Updated March 31, 2011

TIME contract photographer Yuri Kozyrev is in eastern Libya, documenting the battle between Gaddafi loyalists and rebel forces. Though he’s been covering conflict for years, he said this is the most dangerous place he’s worked. “It’s like Russian roulette,” he said. “Nobody knows where the bomb will fall.” There were “helicopters shooting at us, rockets — it was heavy. There was no place to hide.”

Kozyrev spoke to TIME as Libyan rebels, emboldened by allied airstrikes, pushed westward toward Sert, birthplace of Muammar Gaddafi. “When we reached the western gate outside of Ajdabiyah, the rebels told us tamam, good all the way to Brega. We followed the rebel trucks to Ras Lanouf. As we pushed forward, more rebels stayed behind, camping on the highway.”

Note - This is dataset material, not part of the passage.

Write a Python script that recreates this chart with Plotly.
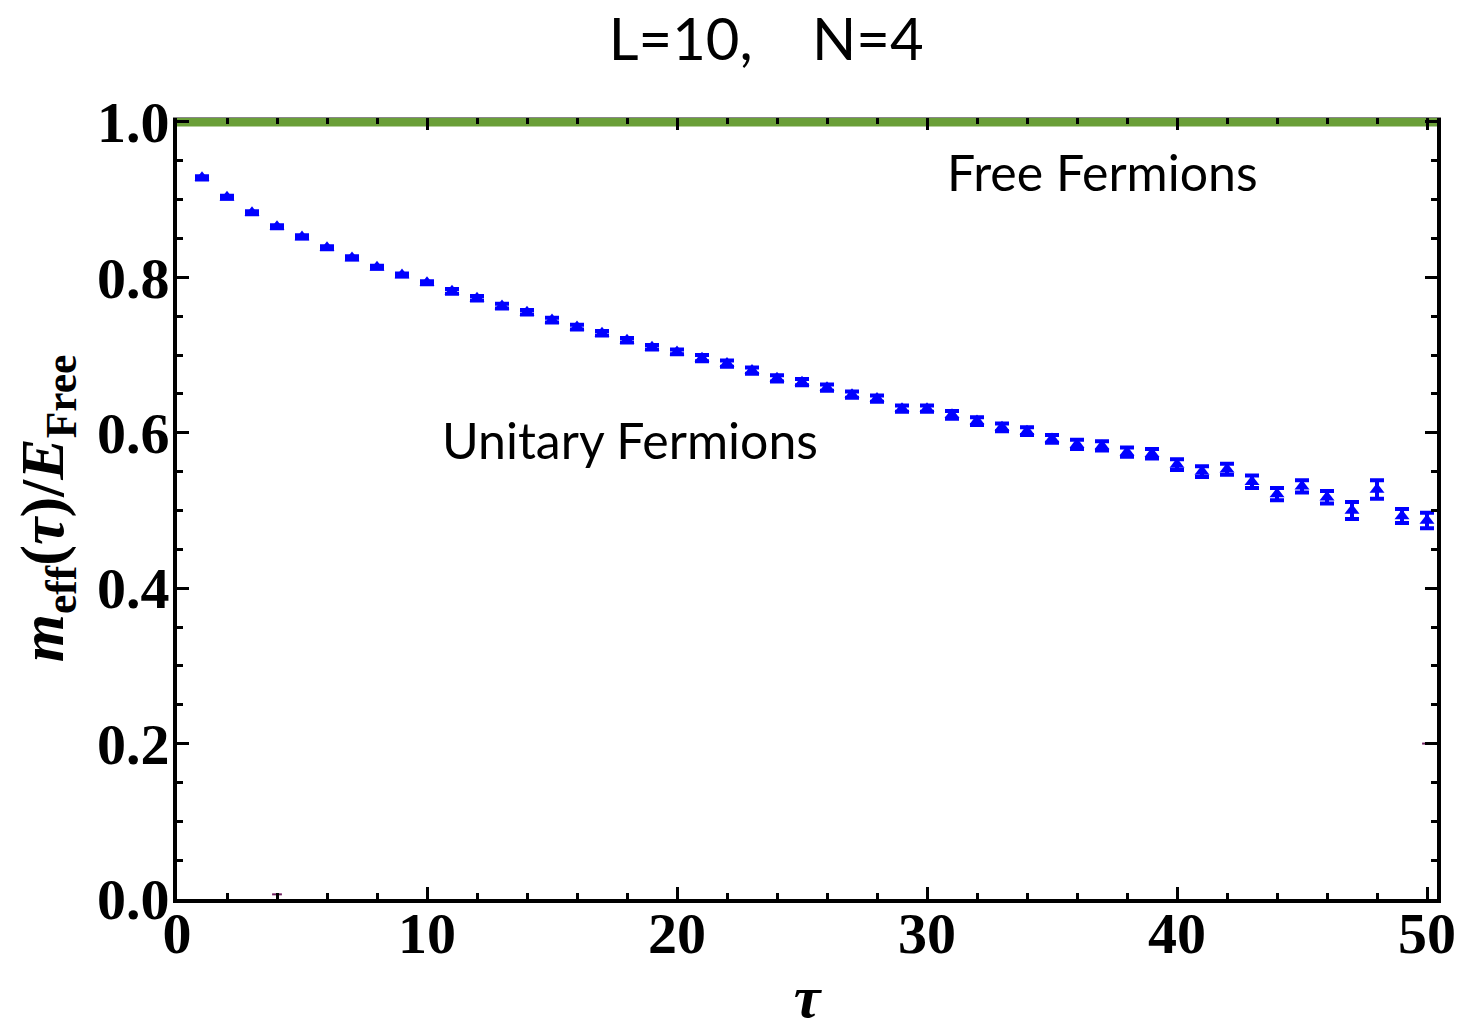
import plotly.graph_objects as go

# Effective mass of the unitary four-fermion system, normalised to the free energy
tau = list(range(1, 51))
m_eff = [0.928, 0.903, 0.883, 0.865, 0.852, 0.838, 0.825, 0.813, 0.803, 0.793,
         0.782, 0.773, 0.763, 0.755, 0.745, 0.736, 0.728, 0.719, 0.710, 0.704,
         0.696, 0.689, 0.680, 0.670, 0.665, 0.658, 0.649, 0.644, 0.631, 0.631,
         0.623, 0.615, 0.607, 0.602, 0.592, 0.585, 0.583, 0.575, 0.573, 0.559,
         0.550, 0.553, 0.537, 0.521, 0.531, 0.517, 0.500, 0.527, 0.493, 0.487]
m_err = [0.002] * 10 + [0.003] * 10 + [0.004] * 10 + [0.005] * 5 + \
        [0.006] * 4 + [0.007] * 3 + [0.008] * 4 + [0.011, 0.012, 0.009, 0.010]

# Free-fermion reference level
free_tau = [0, 50.4]
free_level = [1.0, 1.0]

# Stray points of a further series sitting on the frame edges
edge_tau = [4, 50]
edge_val = [0.006, 0.2]

serif = "Liberation Serif"
sans = "Lato"

fig = go.Figure()

fig.add_trace(go.Scatter(
    x=free_tau, y=free_level, mode="lines", xaxis="x2", yaxis="y",
    line=dict(color="#6a9f38", width=9), showlegend=False, hoverinfo="skip",
))

fig.add_trace(go.Scatter(
    x=edge_tau, y=edge_val, mode="markers",
    marker=dict(symbol="line-ew", size=7, line=dict(color="#6e1f5e", width=2)),
    showlegend=False,
))

fig.add_trace(go.Scatter(
    x=tau, y=m_eff, mode="markers",
    marker=dict(symbol="triangle-up", size=13, color="#0000ff"),
    error_y=dict(type="data", array=m_err, visible=True,
                 color="#0000ff", thickness=4, width=7),
    showlegend=False,
))

tick_font = dict(family=serif, size=58, color="black", weight="bold")

fig.update_layout(
    width=1482, height=1030,
    margin=dict(l=177, r=45, t=118, b=131),
    paper_bgcolor="white", plot_bgcolor="white",
    title=dict(text="L=10,\u00a0\u00a0\u00a0\u00a0N=4", x=0.517, xanchor="center",
               y=0.961, yanchor="middle", font=dict(family=sans, size=58, color="black")),
    xaxis=dict(
        range=[0, 50.4], showgrid=False, zeroline=False, automargin=False,
        showline=True, linecolor="black", linewidth=4,
        ticks="inside", ticklen=12, tickwidth=3, tickcolor="black",
        tick0=0, dtick=10, tickfont=tick_font, ticklabelstandoff=-20,
        minor=dict(dtick=2, ticks="inside", ticklen=6, tickwidth=3, tickcolor="black"),
        title=dict(text="<b><i>τ</i></b>", font=dict(family=serif, size=60, color="black"),
                   standoff=45),
    ),
    xaxis2=dict(
        range=[0, 50.4], overlaying="x", side="top", showgrid=False, zeroline=False,
        showline=True, linecolor="#888888", linewidth=1, automargin=False,
        ticks="inside", ticklen=12, tickwidth=3, tickcolor="black",
        tick0=0, dtick=10, showticklabels=False,
        minor=dict(dtick=2, ticks="inside", ticklen=6, tickwidth=3, tickcolor="black"),
    ),
    yaxis=dict(
        range=[0, 1.005], showgrid=False, zeroline=False, automargin=False,
        showline=True, linecolor="black", linewidth=4, mirror="ticks",
        ticks="inside", ticklen=12, tickwidth=3, tickcolor="black",
        tick0=0, dtick=0.2, tickformat=".1f", tickfont=tick_font,
        ticklabelstandoff=-8,
        minor=dict(dtick=0.05, ticks="inside", ticklen=6, tickwidth=3, tickcolor="black"),
        title=dict(text="<b><i>m</i><sub>eff</sub>(<i>τ</i>)/<i>E</i><sub>Free</sub></b>",
                   font=dict(family=serif, size=62, color="black"), standoff=14),
    ),
    annotations=[
        dict(x=37.0, y=0.936, xref="x", yref="y", text="Free Fermions", showarrow=False,
             font=dict(family=sans, size=50, color="black"), xanchor="center", yanchor="middle"),
        dict(x=18.1, y=0.591, xref="x", yref="y", text="Unitary Fermions", showarrow=False,
             font=dict(family=sans, size=50, color="black"), xanchor="center", yanchor="middle"),
    ],
)

fig.write_html("out.html")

“We have been chasing the rebels all day,” he wrote Sunday, from an abandoned, looted hotel in Ras Lanouf. The highway behind them was littered with crippled tanks, trucks, cars and stores of unspent ammunition. “Gaddafi’s troops appear to have left in a hurry,” he wrote, “abandoning ammunition and disappearing without a fight.”

However, the tables turned Tuesday as the rebels, pounded by Gaddafi missile fire, fled east – again. “Gaddafi’s troops have been moving fast,” Kozyrev wrote in an email Wednesday. “They drive in trucks now. It will be hard to hit them by air strikes – if there will be any.”